LLOYDS Banking Group is to hold talks with the European Commission over the future of Scottish online bank Intelligent Finance after it was withdrawn from last week’s sale of assets to the Co-operative group.
IF, which operates mainly from sites in Edinburgh, Livingston and Rosyth, was a surprise omission in the £750 million deal. Lloyds will now meet EC officials to determine whether it has to find another buyer as IF was included in the parcel of assets which Lloyds was forced to sell in exchange for receiving rescue funding from the taxpayer.
The Co-op, which acquired 632 Lloyds branches, the TSB brand and the Cheltenham & Gloucester mortgage business, rejected IF in order to reduce the liabilities it was prepared to take on to its balance sheet.
“It was part of the original mandate so Lloyds will have to go back to the EC and find out what happens next,” said a source close to the bank.
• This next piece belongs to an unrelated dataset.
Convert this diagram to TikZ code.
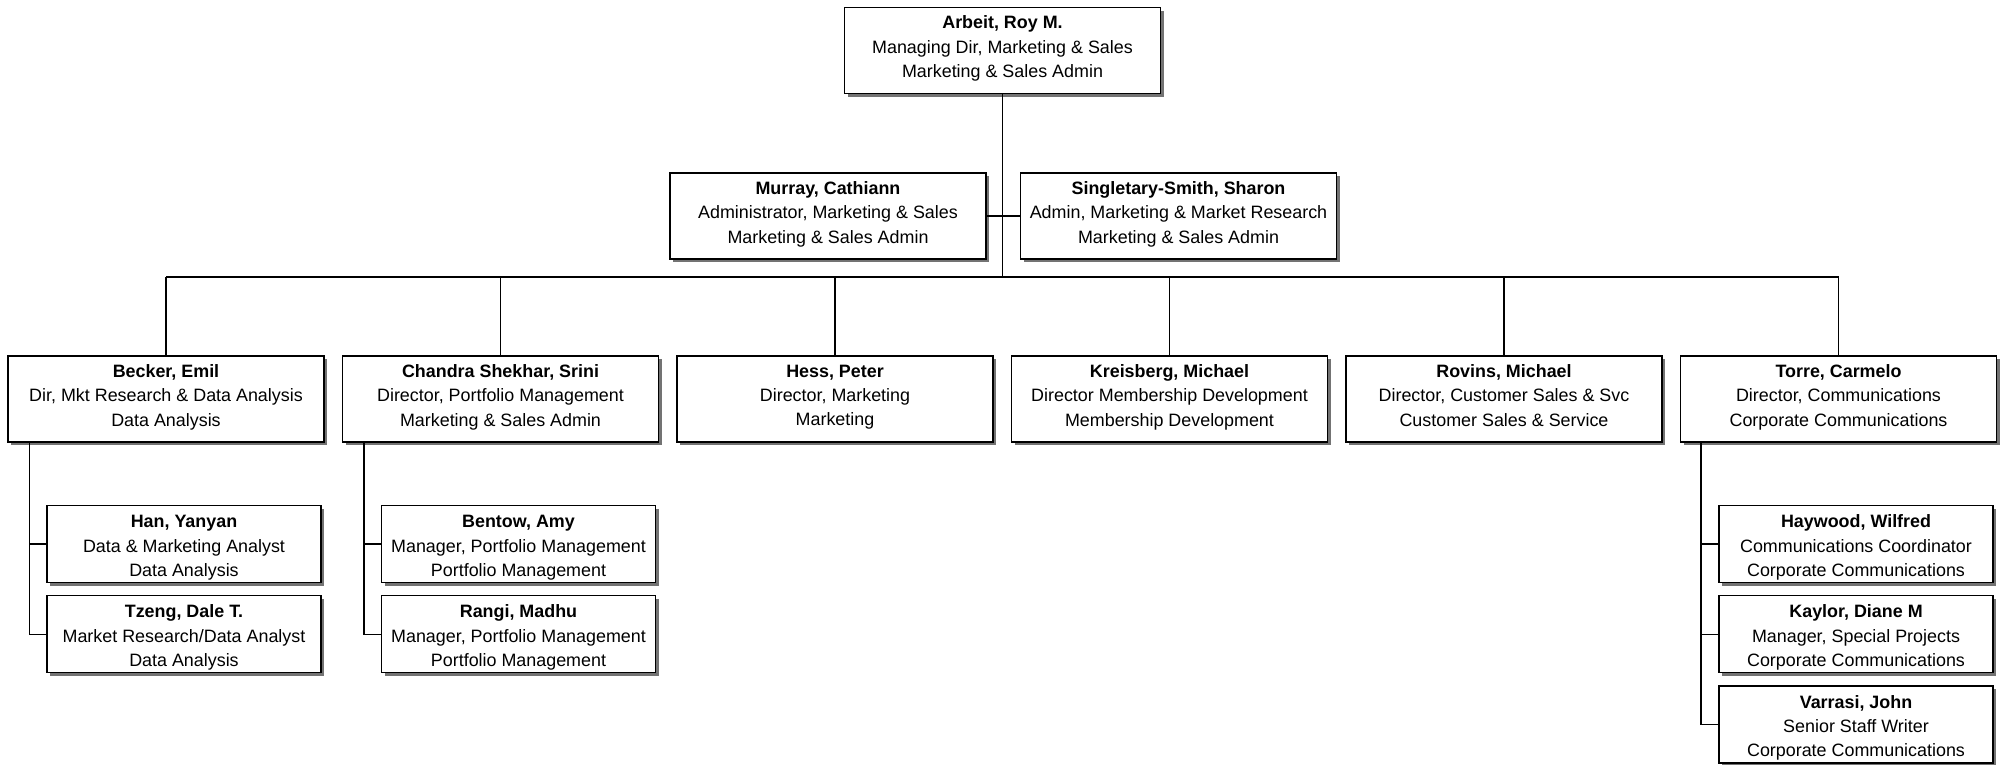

IF was launched 12 years ago as a pioneer of online banking and at its peak, just before the banking crash, was valued at £700m and employed about 2,300 staff. It is now thought to employ about 1,000. The company was one of the businesses included in Lloyds acquisition of HBOS.
But IF pulled out of selling direct mortgages in 2007 and exited mortgages altogether two years later under a Lloyds restructure, leaving it to offer mainly savings products.
Jim Spowart, the Scot who founded IF, said the business could easily have been sold or floated. Despite being integrated into the main bank, he thinks either option could still be viable – but a buyer would need deep pockets to meet capital requirements. He said he was not involved in any move to acquire it.
“It was a very healthy business that broke even, and it was gathering momentum and pace,” he said.
Lloyds is expected to build on progress made in the first quarter when it reports half-year figures on Thursday.
The taxpayer-backed bank is forecast to report pre-tax profits of about £1.3 billion against a loss of more than £3bn a year earlier. Chief executive Antonio Horta-Osorio is likely to stress the strengthening of the balance sheet, deposit growth and improved lending to small firms. He is unlikely to provide much detail on the bank’s exposure to the Libor rate-rigging scandal.
Ian Gordon, a banking analyst at Investec, said the City will also be interested to see how much the bank’s balance sheet has shrunk in the period as Lloyds scales back its business.
“In the first quarter we saw faster shrinkage than had been expected,” Gordon said. “I expect that will continue, although perhaps not quite as fast. Offsetting that, we should see greater stability in terms of margins.”
Nic Clarke, at Charles Stanley, said Lloyds has made good progress but the process of ridding itself of non-core business continued to weigh on performance.
“It has improved its funding and capital position and the net interest margin was largely unchanged in the first quarter,” he said. “But most importantly in the first quarter of 2012 the bad debt charge was substantially lower than the previous quarter and Q1 2011.”
Barclays is also expected to report a solid improvement this week, with profits forecast at a little under £4bn, compared to £3.6bn the year before.
Gordon said it is unlikely the bank will be able to offer much insight on the potential costs of the Libor fixing scandal.